Fake titties should be able inflate and deflate like tires. So on Saturday you can put on your Double D hooker titties or Sunday put on your size B church tits.
you'd think he'd be slightly more humble with a penis that small
We just made mixed drinks in the bathroom of burger king. This is sad.
at one point last night, you were literally auctioning me off. "reeeally drunk hot girl ! we'll start the bidding at an ice cold corona. oh, we have a bidder! do i hear a shot of whiskey? going once, going twice.."
youre welcome
i will replace your cream cheese. there's enough for breakfast. you are my friend. i had guests we wanted bagels so bad im sorry. i left you notes. i love you. you have enough for a bagel or two and i will get you more. you are so pretty.
i totally just wrapped her wedding gift in tin foil. These are the skills 2 bachelor's degrees have given me.
Just woke up to find myself cooking eggs on the imaginary stove in my room.
Explain it like you would if you were talking to a 5 yo
Wait no, like you would to a stoned high school freshman.
He just asked me if I'd be interested in couples therapy.

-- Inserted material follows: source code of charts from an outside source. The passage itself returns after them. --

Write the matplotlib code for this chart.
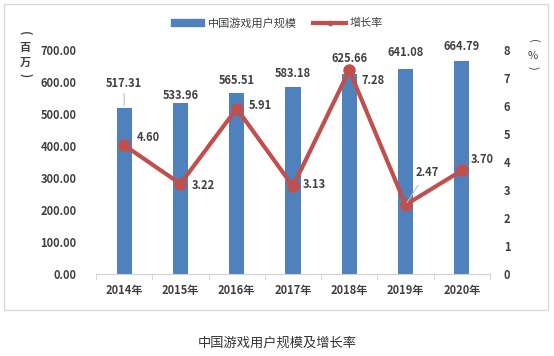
import matplotlib
matplotlib.use("Agg")
import matplotlib.pyplot as plt
from matplotlib.patches import Rectangle
from matplotlib.lines import Line2D

plt.rcParams['font.family'] = ['Noto Sans CJK SC', 'DejaVu Sans']

years = ["2014年", "2015年", "2016年", "2017年", "2018年", "2019年", "2020年"]
users = [517.31, 533.96, 565.51, 583.18, 625.66, 641.08, 664.79]
growth = [4.60, 3.22, 5.91, 3.13, 7.28, 2.47, 3.70]
left_ticks = [0, 100, 200, 300, 400, 500, 600, 700]
right_ticks = [0, 1, 2, 3, 4, 5, 6, 7, 8]

BAR = "#4F81BD"
LINE = "#C0504D"
TXT = "#404040"

fig = plt.figure(figsize=(5.54, 3.56), dpi=100)
W, H = 554, 356
ax = fig.add_axes([96 / W, 1 - 274 / H, (490 - 96) / W, (274 - 50) / H])
ax2 = ax.twinx()

x = list(range(len(years)))
ax.bar(x, users, width=0.27, color=BAR, zorder=2)
ax2.plot(x, growth, color=LINE, lw=3, marker='o', ms=8, zorder=3)

ax.set_xlim(-0.5, len(years) - 0.5)
ax.set_ylim(0, 700)
ax2.set_ylim(0, 8)
ax.set_yticks(left_ticks)
ax.set_yticklabels([f"{v:.2f}" for v in left_ticks])
ax2.set_yticks(right_ticks)
ax2.set_yticklabels([str(v) for v in right_ticks])
ax.set_xticks(x)
ax.set_xticklabels(years)
ax.set_xticks([i + 0.5 for i in range(-1, len(years))], minor=True)

for a in (ax, ax2):
    for s in ('top', 'left', 'right'):
        a.spines[s].set_visible(False)
    a.spines['bottom'].set_color('#d0d0d0')
ax2.spines['bottom'].set_visible(False)

fs = 8
ax.tick_params(axis='y', length=0, labelsize=fs, labelcolor=TXT, pad=14)
ax2.tick_params(axis='y', length=0, labelsize=fs, labelcolor=TXT, pad=10)
ax.tick_params(axis='x', which='major', length=0, labelsize=fs, labelcolor=TXT, pad=7)
ax.tick_params(axis='x', which='minor', length=4, color='#d0d0d0')
for lab in ax.get_yticklabels() + ax2.get_yticklabels() + ax.get_xticklabels():
    lab.set_fontweight('bold')

# bar labels (offsets in pixels from bar top)
bar_offsets = [(0, 25), (0, 8), (0, 13), (0, 14), (0, 15), (0, 16), (0, 15)]
for i, v in enumerate(users):
    dx, dy = bar_offsets[i]
    ax.annotate(f"{v:.2f}", (i, v), xytext=(dx, dy), textcoords='offset pixels',
                ha='center', va='center', fontsize=fs, fontweight='bold', color=TXT, zorder=5)
# leader line for 2014 bar label
ax.annotate("", (0, users[0]), xytext=(0, 18), textcoords='offset pixels',
            arrowprops=dict(arrowstyle='-', color='#bfbfbf', lw=0.8))

# growth labels (offsets in pixels from point)
line_offsets = [(24, 8), (23, -2), (24, 3), (21, 2), (24, -10), (22, 32), (20, 11)]
for i, v in enumerate(growth):
    dx, dy = line_offsets[i]
    ax2.annotate(f"{v:.2f}", (i, v), xytext=(dx, dy), textcoords='offset pixels',
                 ha='center', va='center', fontsize=fs, fontweight='bold', color=TXT, zorder=5)
ax2.annotate("", (5, growth[5]), xytext=(14, 22), textcoords='offset pixels',
             arrowprops=dict(arrowstyle='-', color='#bfbfbf', lw=0.8))

# axis unit labels (vertical writing)
def vlabel(xp, parts, bold):
    for txt, yp, rot in parts:
        fig.text(xp / W, 1 - yp / H, txt, rotation=rot, ha='center', va='center',
                 fontsize=8, fontweight='bold' if bold else 'normal', color=TXT)

vlabel(25, [("(", 33, -90), ("百", 47, 0), ("万", 62, 0), (")", 75, -90)], True)
vlabel(533, [("(", 41, -90), ("%", 56, 0), (")", 68, -90)], False)

# legend
handles = [Rectangle((0, 0), 1, 1, color=BAR), Line2D([], [], color=LINE, lw=3, marker='o', ms=3)]
fig.legend(handles, ["中国游戏用户规模", "增长率"], loc='center', bbox_to_anchor=(0.5, 1 - 23 / H),
           ncol=2, frameon=False, fontsize=8, handlelength=3, handleheight=0.6,
           columnspacing=1.5, handletextpad=0.3, labelcolor=TXT)

# outer frame
fig.patches.append(Rectangle((4 / W, 1 - 310 / H), (548 - 4) / W, (310 - 4) / H,
                             transform=fig.transFigure, fill=False, ec='#d9d9d9', lw=1))

fig.text(277 / W, 1 - 343 / H, "中国游戏用户规模及增长率", ha='center', va='center',
         fontsize=9.5, color='#333333')

fig.savefig("out.png", dpi=100)
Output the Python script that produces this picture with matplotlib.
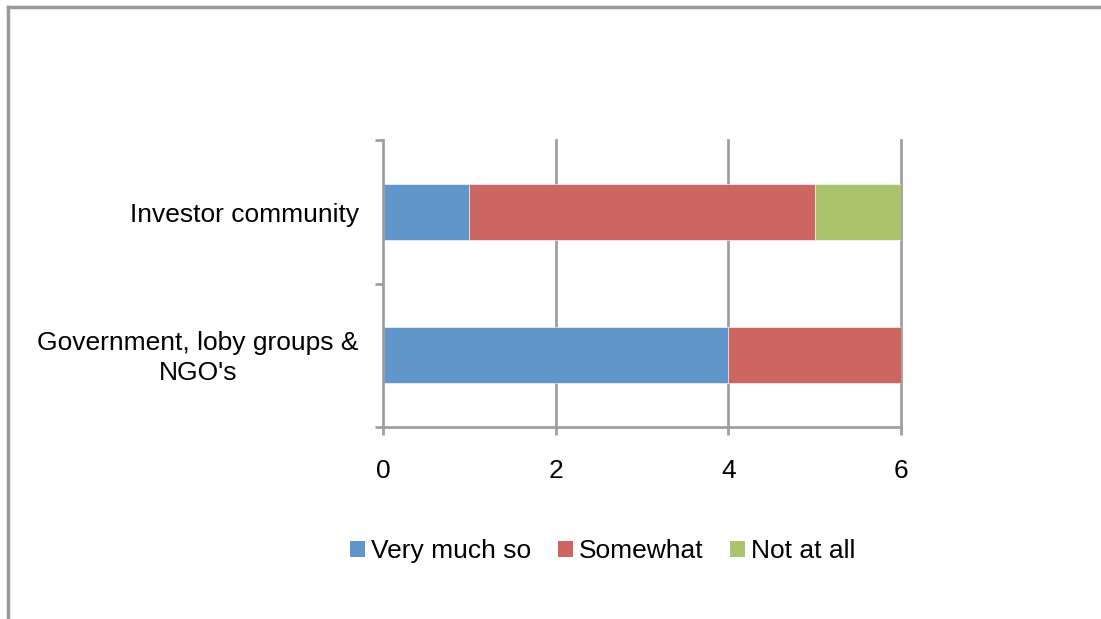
import matplotlib
matplotlib.use("Agg")
import matplotlib.pyplot as plt
from matplotlib.lines import Line2D
from matplotlib.patches import Patch

categories = ["Government, loby groups &\nNGO's", "Investor community"]
series_names = ["Very much so", "Somewhat", "Not at all"]
very_much = [4, 1]
somewhat = [2, 4]
not_at_all = [0, 1]
x_ticks = [0, 2, 4, 6]
colors = ["#6096C9", "#CD6660", "#AAC46C"]

plt.rcParams['font.family'] = ['Liberation Sans', 'DejaVu Sans']
FS = 19

W, H = 1101, 619
fig = plt.figure(figsize=(W / 100, H / 100), dpi=100)
ax = fig.add_axes([383 / W, 1 - 427 / H, (901 - 383) / W, (427 - 140) / H])

grid_c = "#A0A0A0"
ypos = list(range(len(categories)))
left = [0] * len(categories)
for name, vals, c in zip(series_names, [very_much, somewhat, not_at_all], colors):
    ax.barh(ypos, vals, left=left, height=0.39, color=c, label=name,
            edgecolor="white", linewidth=0.4, zorder=3)
    left = [l + v for l, v in zip(left, vals)]

ax.set_xlim(0, 6)
ax.set_ylim(-0.5, 1.5)
ax.set_xticks(x_ticks)
ax.set_xticklabels([str(t) for t in x_ticks], fontsize=FS)
ax.set_yticks([-0.5, 0.5, 1.5])
ax.set_yticklabels([])
ax.tick_params(axis='y', length=6, width=2, color=grid_c, direction='out')
ax.tick_params(axis='x', length=6, width=2, color=grid_c, direction='out', pad=17)
for y, lab in zip(ypos, categories):
    ax.text(-0.28, y - 0.02, lab, ha='right', va='center', multialignment='center',
            fontsize=FS, linespacing=1.3, transform=ax.transData)

for t in x_ticks[1:]:
    ax.axvline(t, color=grid_c, linewidth=2, zorder=0, clip_on=False)
for s in ['top', 'right']:
    ax.spines[s].set_visible(False)
for s in ['left', 'bottom']:
    ax.spines[s].set_color(grid_c)
    ax.spines[s].set_linewidth(2)
ax.spines['left'].set_zorder(4)

handles = [Patch(facecolor=c, edgecolor='none') for c in colors]
fig.legend(handles, series_names, loc='center', bbox_to_anchor=(603 / W, 1 - 551 / H),
           ncol=3, frameon=False, fontsize=FS, handlelength=0.55, handleheight=0.55,
           handletextpad=0.25, columnspacing=1.0)

# outer frame (top and left edges)
fig.add_artist(Line2D([8 / W, 1], [1 - 7 / H, 1 - 7 / H], color="#999999", linewidth=2.5,
                      transform=fig.transFigure))
fig.add_artist(Line2D([8 / W, 8 / W], [0, 1 - 7 / H], color="#999999", linewidth=2.5,
                      transform=fig.transFigure))

fig.savefig("out.png", dpi=100)
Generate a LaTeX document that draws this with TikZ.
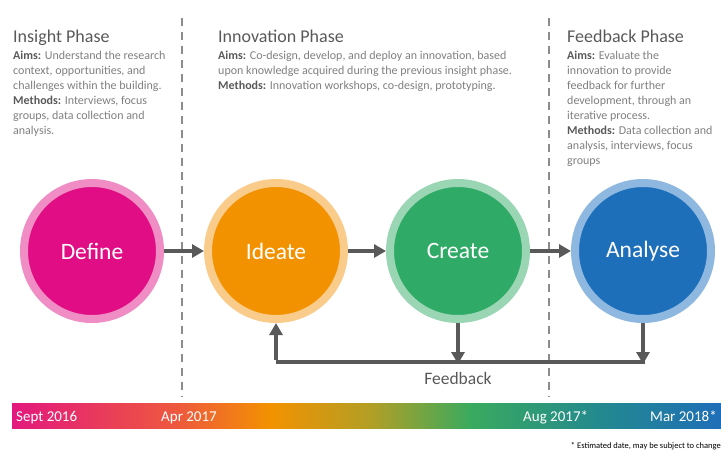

Fuck my life.
Honest to god.. She looks better fat. I never would have imagined those words coming out of my mouth, EVER.
It's all fun and games until some random starts jerking it on the deck.
In light of this week's heat-wave, we are having a house vote tonight on the temporary suspension of the "no smoking indoors" clause. Please bring your voting cards to the living room at 6:30pm
Point of Clarification: by "voting card" we mean a full beer and/or shots
In my dream I had to eat so many peanut butter and Nutella sandwiches
your mom was just petting me...I am strangely comfortable with it
I woke up to pee last night, got out of bed and proceeded to stand there because I had no idea where I was. Then, I heard my sexy as fuck personal trainers voice. Well-played blacked out me.